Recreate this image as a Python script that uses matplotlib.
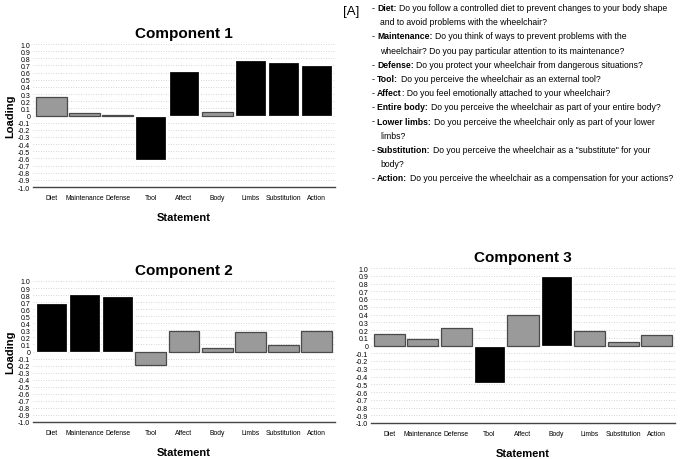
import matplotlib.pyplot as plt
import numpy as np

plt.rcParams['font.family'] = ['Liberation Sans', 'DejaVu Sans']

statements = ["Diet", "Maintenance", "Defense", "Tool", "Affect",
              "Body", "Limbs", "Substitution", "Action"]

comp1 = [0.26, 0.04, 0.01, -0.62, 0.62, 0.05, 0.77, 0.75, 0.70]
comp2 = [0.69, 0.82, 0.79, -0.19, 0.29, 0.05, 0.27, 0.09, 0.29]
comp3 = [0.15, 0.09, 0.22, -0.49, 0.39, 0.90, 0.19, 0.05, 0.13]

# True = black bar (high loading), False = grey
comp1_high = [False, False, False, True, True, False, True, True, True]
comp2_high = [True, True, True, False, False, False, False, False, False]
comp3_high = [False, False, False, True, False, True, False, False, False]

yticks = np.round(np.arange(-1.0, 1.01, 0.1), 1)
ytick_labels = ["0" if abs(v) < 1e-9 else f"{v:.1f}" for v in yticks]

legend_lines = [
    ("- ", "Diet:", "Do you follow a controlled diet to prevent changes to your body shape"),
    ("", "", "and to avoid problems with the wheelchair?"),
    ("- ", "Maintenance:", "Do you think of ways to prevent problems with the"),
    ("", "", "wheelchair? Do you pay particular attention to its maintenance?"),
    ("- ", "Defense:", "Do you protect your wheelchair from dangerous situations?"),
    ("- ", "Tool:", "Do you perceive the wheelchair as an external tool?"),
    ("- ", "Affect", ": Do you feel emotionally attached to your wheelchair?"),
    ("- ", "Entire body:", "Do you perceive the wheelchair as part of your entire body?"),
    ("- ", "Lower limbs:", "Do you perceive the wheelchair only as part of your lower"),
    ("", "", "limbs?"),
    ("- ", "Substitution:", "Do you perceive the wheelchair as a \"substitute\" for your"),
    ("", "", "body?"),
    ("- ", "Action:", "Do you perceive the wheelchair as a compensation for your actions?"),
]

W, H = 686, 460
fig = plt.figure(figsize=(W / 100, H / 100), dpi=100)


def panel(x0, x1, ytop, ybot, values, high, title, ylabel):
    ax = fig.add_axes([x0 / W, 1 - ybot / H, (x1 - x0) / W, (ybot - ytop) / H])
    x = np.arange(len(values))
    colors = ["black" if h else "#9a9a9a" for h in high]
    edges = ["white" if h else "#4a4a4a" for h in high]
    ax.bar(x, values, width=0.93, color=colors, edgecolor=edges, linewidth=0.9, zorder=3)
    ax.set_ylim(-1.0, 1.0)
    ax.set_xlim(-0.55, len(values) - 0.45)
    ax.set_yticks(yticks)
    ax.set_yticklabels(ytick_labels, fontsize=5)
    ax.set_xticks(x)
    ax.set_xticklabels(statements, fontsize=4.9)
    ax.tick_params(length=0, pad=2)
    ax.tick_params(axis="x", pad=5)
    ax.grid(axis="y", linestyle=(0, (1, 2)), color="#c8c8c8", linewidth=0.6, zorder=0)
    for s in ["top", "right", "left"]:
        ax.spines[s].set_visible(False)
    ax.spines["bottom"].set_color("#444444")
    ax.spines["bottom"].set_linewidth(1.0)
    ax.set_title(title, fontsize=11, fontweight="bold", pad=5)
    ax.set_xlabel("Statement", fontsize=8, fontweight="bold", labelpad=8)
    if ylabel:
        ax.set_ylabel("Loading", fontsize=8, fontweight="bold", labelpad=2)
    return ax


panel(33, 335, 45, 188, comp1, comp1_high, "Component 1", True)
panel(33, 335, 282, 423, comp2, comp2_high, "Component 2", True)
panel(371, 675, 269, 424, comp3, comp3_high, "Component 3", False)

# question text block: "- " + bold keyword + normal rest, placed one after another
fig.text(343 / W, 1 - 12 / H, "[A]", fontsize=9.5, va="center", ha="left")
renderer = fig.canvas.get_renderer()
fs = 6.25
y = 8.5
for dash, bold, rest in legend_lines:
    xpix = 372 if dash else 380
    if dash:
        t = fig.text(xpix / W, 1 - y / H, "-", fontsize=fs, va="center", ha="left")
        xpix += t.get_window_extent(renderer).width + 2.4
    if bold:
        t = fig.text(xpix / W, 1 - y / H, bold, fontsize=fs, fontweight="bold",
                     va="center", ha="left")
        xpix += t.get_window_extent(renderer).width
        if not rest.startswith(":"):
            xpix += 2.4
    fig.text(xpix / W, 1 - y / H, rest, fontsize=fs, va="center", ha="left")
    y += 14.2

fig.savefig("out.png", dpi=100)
━━━
TO DO:
Reproduce the full listing above verbatim, with no pictures included.

PROBLEM SOLUTION:
Recreate this image as a Python script that uses matplotlib.
import matplotlib.pyplot as plt
import numpy as np

plt.rcParams['font.family'] = ['Liberation Sans', 'DejaVu Sans']

statements = ["Diet", "Maintenance", "Defense", "Tool", "Affect",
              "Body", "Limbs", "Substitution", "Action"]

comp1 = [0.26, 0.04, 0.01, -0.62, 0.62, 0.05, 0.77, 0.75, 0.70]
comp2 = [0.69, 0.82, 0.79, -0.19, 0.29, 0.05, 0.27, 0.09, 0.29]
comp3 = [0.15, 0.09, 0.22, -0.49, 0.39, 0.90, 0.19, 0.05, 0.13]

# True = black bar (high loading), False = grey
comp1_high = [False, False, False, True, True, False, True, True, True]
comp2_high = [True, True, True, False, False, False, False, False, False]
comp3_high = [False, False, False, True, False, True, False, False, False]

yticks = np.round(np.arange(-1.0, 1.01, 0.1), 1)
ytick_labels = ["0" if abs(v) < 1e-9 else f"{v:.1f}" for v in yticks]

legend_lines = [
    ("- ", "Diet:", "Do you follow a controlled diet to prevent changes to your body shape"),
    ("", "", "and to avoid problems with the wheelchair?"),
    ("- ", "Maintenance:", "Do you think of ways to prevent problems with the"),
    ("", "", "wheelchair? Do you pay particular attention to its maintenance?"),
    ("- ", "Defense:", "Do you protect your wheelchair from dangerous situations?"),
    ("- ", "Tool:", "Do you perceive the wheelchair as an external tool?"),
    ("- ", "Affect", ": Do you feel emotionally attached to your wheelchair?"),
    ("- ", "Entire body:", "Do you perceive the wheelchair as part of your entire body?"),
    ("- ", "Lower limbs:", "Do you perceive the wheelchair only as part of your lower"),
    ("", "", "limbs?"),
    ("- ", "Substitution:", "Do you perceive the wheelchair as a \"substitute\" for your"),
    ("", "", "body?"),
    ("- ", "Action:", "Do you perceive the wheelchair as a compensation for your actions?"),
]

W, H = 686, 460
fig = plt.figure(figsize=(W / 100, H / 100), dpi=100)


def panel(x0, x1, ytop, ybot, values, high, title, ylabel):
    ax = fig.add_axes([x0 / W, 1 - ybot / H, (x1 - x0) / W, (ybot - ytop) / H])
    x = np.arange(len(values))
    colors = ["black" if h else "#9a9a9a" for h in high]
    edges = ["white" if h else "#4a4a4a" for h in high]
    ax.bar(x, values, width=0.93, color=colors, edgecolor=edges, linewidth=0.9, zorder=3)
    ax.set_ylim(-1.0, 1.0)
    ax.set_xlim(-0.55, len(values) - 0.45)
    ax.set_yticks(yticks)
    ax.set_yticklabels(ytick_labels, fontsize=5)
    ax.set_xticks(x)
    ax.set_xticklabels(statements, fontsize=4.9)
    ax.tick_params(length=0, pad=2)
    ax.tick_params(axis="x", pad=5)
    ax.grid(axis="y", linestyle=(0, (1, 2)), color="#c8c8c8", linewidth=0.6, zorder=0)
    for s in ["top", "right", "left"]:
        ax.spines[s].set_visible(False)
    ax.spines["bottom"].set_color("#444444")
    ax.spines["bottom"].set_linewidth(1.0)
    ax.set_title(title, fontsize=11, fontweight="bold", pad=5)
    ax.set_xlabel("Statement", fontsize=8, fontweight="bold", labelpad=8)
    if ylabel:
        ax.set_ylabel("Loading", fontsize=8, fontweight="bold", labelpad=2)
    return ax


panel(33, 335, 45, 188, comp1, comp1_high, "Component 1", True)
panel(33, 335, 282, 423, comp2, comp2_high, "Component 2", True)
panel(371, 675, 269, 424, comp3, comp3_high, "Component 3", False)

# question text block: "- " + bold keyword + normal rest, placed one after another
fig.text(343 / W, 1 - 12 / H, "[A]", fontsize=9.5, va="center", ha="left")
renderer = fig.canvas.get_renderer()
fs = 6.25
y = 8.5
for dash, bold, rest in legend_lines:
    xpix = 372 if dash else 380
    if dash:
        t = fig.text(xpix / W, 1 - y / H, "-", fontsize=fs, va="center", ha="left")
        xpix += t.get_window_extent(renderer).width + 2.4
    if bold:
        t = fig.text(xpix / W, 1 - y / H, bold, fontsize=fs, fontweight="bold",
                     va="center", ha="left")
        xpix += t.get_window_extent(renderer).width
        if not rest.startswith(":"):
            xpix += 2.4
    fig.text(xpix / W, 1 - y / H, rest, fontsize=fs, va="center", ha="left")
    y += 14.2

fig.savefig("out.png", dpi=100)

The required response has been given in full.